What Is It About Jane Austen that Resonates with Knitters?

Editors' note: We've invited Spin-Off Editor Amy Clarke Moore to talk about a very special project she's been working on.

Linen Work Apron by Annie Modesitt.

A bit over a year ago, a little idea that I had to create a special knitting magazine inspired by the novels of Jane Austen was given the support and resources it needed to become a reality—we've just gone to press with Jane Austen Knits, a special issue from Interweave. This issue has thirty-five gorgeous, yet classic, projects from many gifted knitwear designers who jumped at the chance to combine their passion for knitting with their love of Jane Austen's novels.

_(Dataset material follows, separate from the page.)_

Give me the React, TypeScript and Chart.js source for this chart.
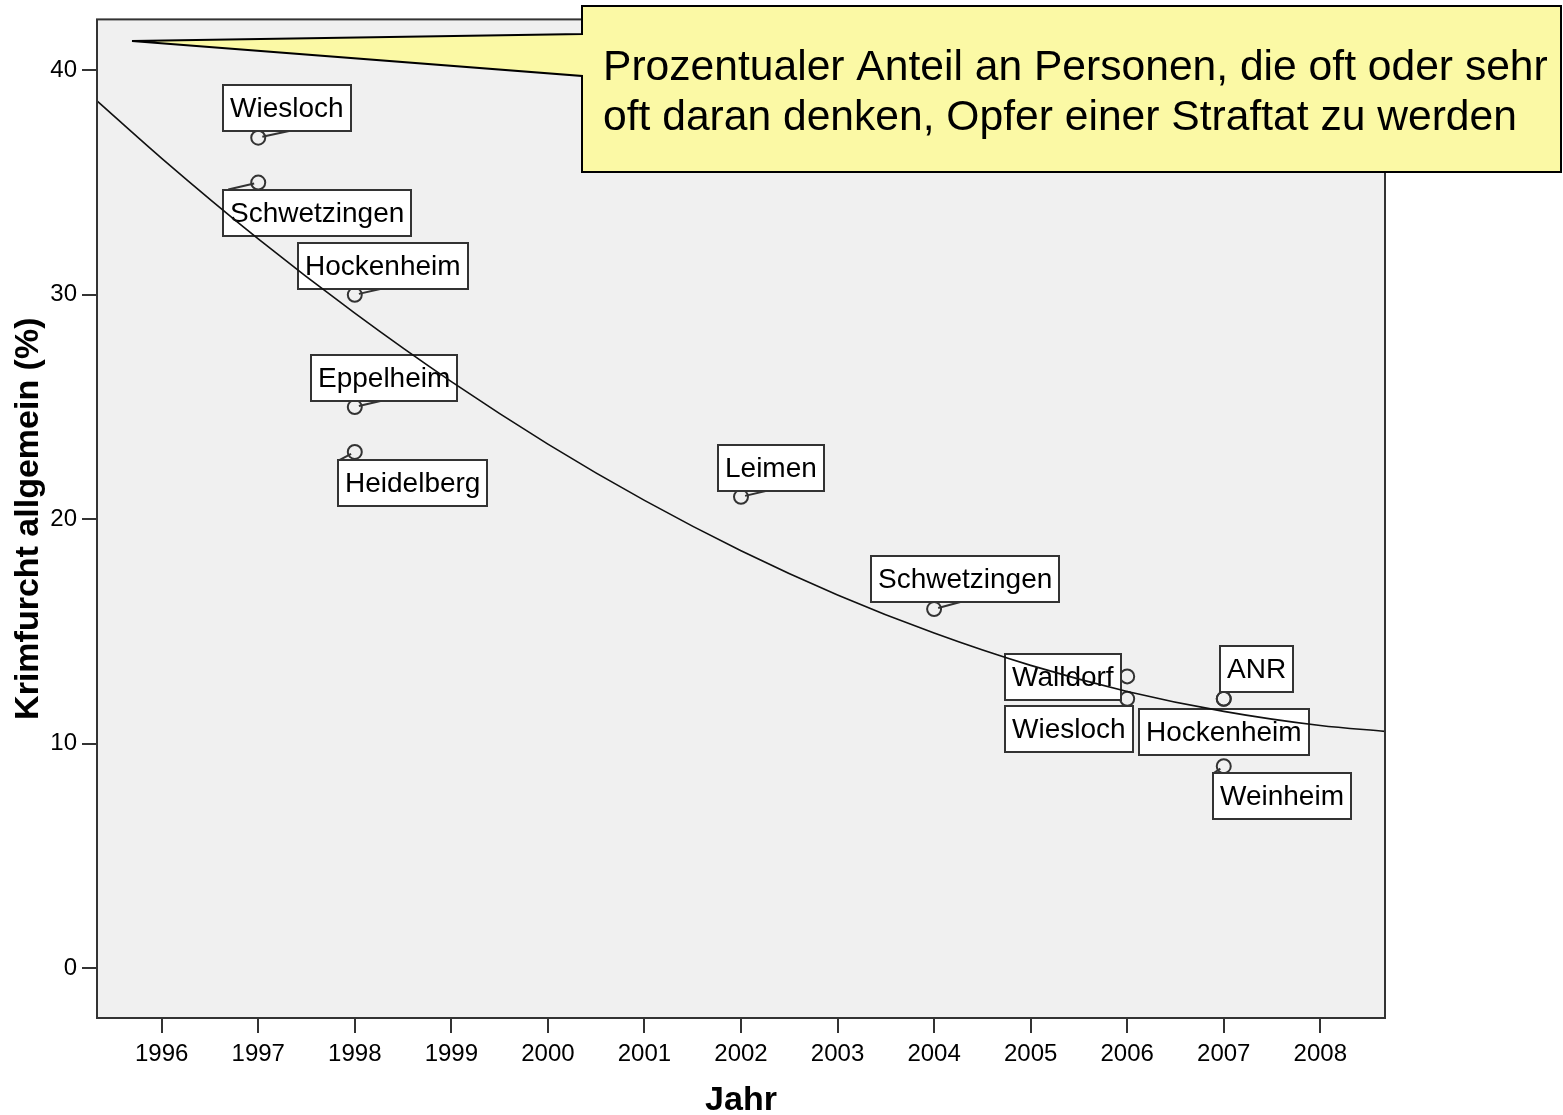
import React, { useEffect, useRef } from 'react';
import { Chart, registerables } from 'chart.js';

Chart.register(...registerables);

// ---- data ----
const cities = ['Wiesloch', 'Schwetzingen', 'Hockenheim', 'Eppelheim', 'Heidelberg', 'Leimen', 'Schwetzingen', 'Walldorf', 'Wiesloch', 'ANR', 'Hockenheim', 'Weinheim'];
const years = [1997, 1997, 1998, 1998, 1998, 2002, 2004, 2006, 2006, 2007, 2007, 2007];
const values = [37, 35, 30, 25, 23, 21, 16, 13, 12, 12, 12, 9];

// fitted (quadratic) curve, values matching the picture
const fitYears = [1995.33, 1996, 1997, 1998, 1999, 2000, 2001, 2002, 2003, 2004, 2005, 2006, 2007, 2008, 2008.67];
const fitValues = [38.64, 36.08, 32.49, 29.18, 26.13, 23.35, 20.84, 18.6, 16.63, 14.93, 13.49, 12.33, 11.44, 10.81, 10.55];

const xTickValues = [1996, 1997, 1998, 1999, 2000, 2001, 2002, 2003, 2004, 2005, 2006, 2007, 2008];
const yTickValues = [0, 10, 20, 30, 40];
const xRange = [1995.33, 2008.67];
const yRange = [-2.22, 42.27];

const xTitle = 'Jahr';
const yTitle = 'Krimfurcht allgemein (%)';
const calloutLines = ['Prozentualer Anteil an Personen, die oft oder sehr', 'oft daran denken, Opfer einer Straftat zu werden'];

// ---- layout / style (not data) ----
const FONT = '"Liberation Sans", Arial, Helvetica, sans-serif';
const W = 1563;
const H = 1115;

// label box offsets relative to the point pixel (dx = box left, dy = box top), connector target (cx, cy)
type LabelPos = { dx: number; dy: number; cx?: number; cy?: number };
const labelLayout: LabelPos[] = [
  { dx: -35, dy: -53, cx: 32, cy: -7 },
  { dx: -35, dy: 7, cx: -30, cy: 7 },
  { dx: -57, dy: -52, cx: 31, cy: -7 },
  { dx: -44, dy: -52, cx: 30, cy: -7 },
  { dx: -17, dy: 8, cx: -15, cy: 8 },
  { dx: -23, dy: -52, cx: 30, cy: -7 },
  { dx: -63, dy: -53, cx: 30, cy: -8 },
  { dx: -122, dy: -22 },
  { dx: -122, dy: 7 },
  { dx: -4, dy: -53 },
  { dx: -85, dy: 10 },
  { dx: -11, dy: 7, cx: -10, cy: 7 },
];

const callout = { left: 582, top: 6, right: 1561, bottom: 172, baseTop: 34, baseBottom: 76, tipX: 132, tipY: 41, textX: 603, line1Y: 68, lineGap: 50 };

const decorPlugin = {
  id: 'decor',
  beforeDraw(chart: any) {
    const { ctx, chartArea: a } = chart;
    ctx.save();
    ctx.fillStyle = '#ffffff';
    ctx.fillRect(0, 0, chart.width, chart.height);
    ctx.fillStyle = '#f0f0f0';
    ctx.fillRect(a.left, a.top, a.right - a.left, a.bottom - a.top);
    ctx.restore();
  },
  afterDatasetDraw(chart: any, args: any) {
    if (args.index !== 0) return;
    const { ctx } = chart;
    const xs = chart.scales.x;
    const ys = chart.scales.y;
    ctx.save();
    ctx.font = `28px ${FONT}`;
    cities.forEach((name, i) => {
      const px = xs.getPixelForValue(years[i]);
      const py = ys.getPixelForValue(values[i]);
      const L = labelLayout[i];
      const tw = ctx.measureText(name).width;
      const bw = Math.round(tw + 14);
      const bh = 46;
      const bx = Math.round(px + L.dx);
      const by = Math.round(py + L.dy);
      if (L.cx !== undefined && L.cy !== undefined) {
        const tx = px + L.cx;
        const ty = py + L.cy;
        const d = Math.hypot(tx - px, ty - py);
        const r = 7;
        ctx.beginPath();
        ctx.moveTo(px + ((tx - px) / d) * r * 0.6, py + ((ty - py) / d) * r * 0.6);
        ctx.lineTo(tx, ty);
        ctx.strokeStyle = '#333';
        ctx.lineWidth = 2;
        ctx.stroke();
      }
      ctx.fillStyle = '#ffffff';
      ctx.fillRect(bx, by, bw, bh);
      ctx.strokeStyle = '#333';
      ctx.lineWidth = 2;
      ctx.strokeRect(bx, by, bw, bh);
      ctx.fillStyle = '#000';
      ctx.textAlign = 'left';
      ctx.textBaseline = 'middle';
      ctx.fillText(name, bx + 7, by + bh / 2 + 1);
    });
    ctx.restore();
  },
  afterDraw(chart: any) {
    const { ctx, chartArea: a } = chart;
    ctx.save();
    // frame
    ctx.strokeStyle = '#333';
    ctx.lineWidth = 2;
    ctx.strokeRect(a.left, a.top, a.right - a.left, a.bottom - a.top);
    // callout bubble
    const c = callout;
    ctx.beginPath();
    ctx.moveTo(c.left, c.top);
    ctx.lineTo(c.right, c.top);
    ctx.lineTo(c.right, c.bottom);
    ctx.lineTo(c.left, c.bottom);
    ctx.lineTo(c.left, c.baseBottom);
    ctx.lineTo(c.tipX, c.tipY);
    ctx.lineTo(c.left, c.baseTop);
    ctx.closePath();
    ctx.fillStyle = '#fbf9a5';
    ctx.fill();
    ctx.strokeStyle = '#000';
    ctx.lineWidth = 2;
    ctx.stroke();
    ctx.fillStyle = '#000';
    ctx.font = `42.6px ${FONT}`;
    ctx.textAlign = 'left';
    ctx.textBaseline = 'middle';
    calloutLines.forEach((t, i) => ctx.fillText(t, c.textX, c.line1Y + i * c.lineGap));
    ctx.restore();
  },
};

export default function App() {
  const ref = useRef<HTMLCanvasElement | null>(null);
  useEffect(() => {
    if (!ref.current) return;
    const chart = new Chart(ref.current, {
      type: 'scatter',
      data: {
        datasets: [
          {
            type: 'scatter',
            label: 'Städte',
            data: years.map((x, i) => ({ x, y: values[i] })),
            pointRadius: 7,
            pointHoverRadius: 7,
            pointBorderWidth: 2,
            pointBorderColor: '#333',
            pointBackgroundColor: 'rgba(0,0,0,0)',
            showLine: false,
            order: 2,
          } as any,
          {
            type: 'line',
            label: 'Anpassung',
            data: fitYears.map((x, i) => ({ x, y: fitValues[i] })),
            borderColor: '#111',
            borderWidth: 1.6,
            pointRadius: 0,
            fill: false,
            cubicInterpolationMode: 'monotone',
            order: 1,
          } as any,
        ],
      },
      options: {
        responsive: false,
        animation: false,
        devicePixelRatio: 1,
        layout: { padding: { left: 0, top: 17, right: 178, bottom: 0 } },
        plugins: { legend: { display: false }, tooltip: { enabled: false } },
        scales: {
          x: {
            type: 'linear',
            position: 'bottom',
            min: xRange[0],
            max: xRange[1],
            afterBuildTicks: (s: any) => {
              s.ticks = xTickValues.map((v) => ({ value: v }));
            },
            afterFit: (s: any) => {
              s.height = 97;
            },
            ticks: {
              callback: (v: any) => String(v),
              font: { size: 24, family: FONT },
              color: '#000',
              padding: 7,
              maxRotation: 0,
              autoSkip: false,
            },
            grid: { drawOnChartArea: false, drawTicks: true, tickLength: 15, color: '#333', lineWidth: 2 },
            border: { display: false },
            title: {
              display: true,
              text: xTitle,
              color: '#000',
              font: { size: 34, weight: 'bold', family: FONT, lineHeight: 1 },
              padding: { top: 0, bottom: -3 },
            },
          },
          y: {
            type: 'linear',
            position: 'left',
            min: yRange[0],
            max: yRange[1],
            afterBuildTicks: (s: any) => {
              s.ticks = yTickValues.map((v) => ({ value: v }));
            },
            afterFit: (s: any) => {
              s.width = 97;
            },
            ticks: {
              callback: (v: any) => String(v),
              font: { size: 24, family: FONT },
              color: '#000',
              padding: 5,
              autoSkip: false,
            },
            grid: { drawOnChartArea: false, drawTicks: true, tickLength: 15, color: '#333', lineWidth: 2 },
            border: { display: false },
            title: {
              display: true,
              text: yTitle,
              color: '#000',
              font: { size: 34, weight: 'bold', family: FONT, lineHeight: 1 },
              padding: { top: 12, bottom: 0 },
            },
          },
        },
      } as any,
      plugins: [decorPlugin as any],
    });
    return () => chart.destroy();
  }, []);
  return (
    <div style={{ position: 'absolute', left: 0, top: 0, width: W, height: H }}>
      <canvas ref={ref} width={W} height={H} style={{ display: 'block', width: W, height: H }} />
    </div>
  );
}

Modern Reticule by Heather Zopetti.

And literature and knitting seem to be a perfect pairing—especially when you consider the work of Jane Austen. Perhaps this is because knitting, like reading, has a meditative, quiet quality to it. Jane Austen's novels resonate with knitters for the same reason that they have resonated with readers around the world for centuries—Jane Austen captures the essence of humanity: quietly, succinctly, and with rich humor.

Her stories are timeless. Through them we gain insight into a world (specifically the Regency era, 1795–1837, in England) that was governed by social class and strict rules of decorum. But at the same time, Jane Austen weaves narratives about people pursuing happiness despite obstacles, remaining true to themselves while still loyal to their family and friends, and struggling to know themselves—stories that transcend time, place, and situation.

For knitters, the films inspired by her books are the perfect companions as we snuggle into blankets on the couch with a cup of steaming tea as the snow piles up outside, adding stitches to the garments that hold our dreams and wishes. Immersed in the narratives, we are allowed to escape to a seemingly simpler time and imagine quiet moments to create and contemplate.

Emma Shrug by Tian Connaughton.

While the garments in this magazine are inspired by stories and fashions that are over two hundred years old, they're made to be worn now. Take for example Annie Modesitt's linen work apron—you might wear it to gather apples in your orchard (or grocery store) or to dress up a plain outfit with a little bit of lace.

You may not even be familiar with reticules, but when you see this modern version of one, I'm sure you'll want to make one to carry your latest knitting project or perhaps your smart phone and keys.

And what wardrobe is complete without a shrug? Or two?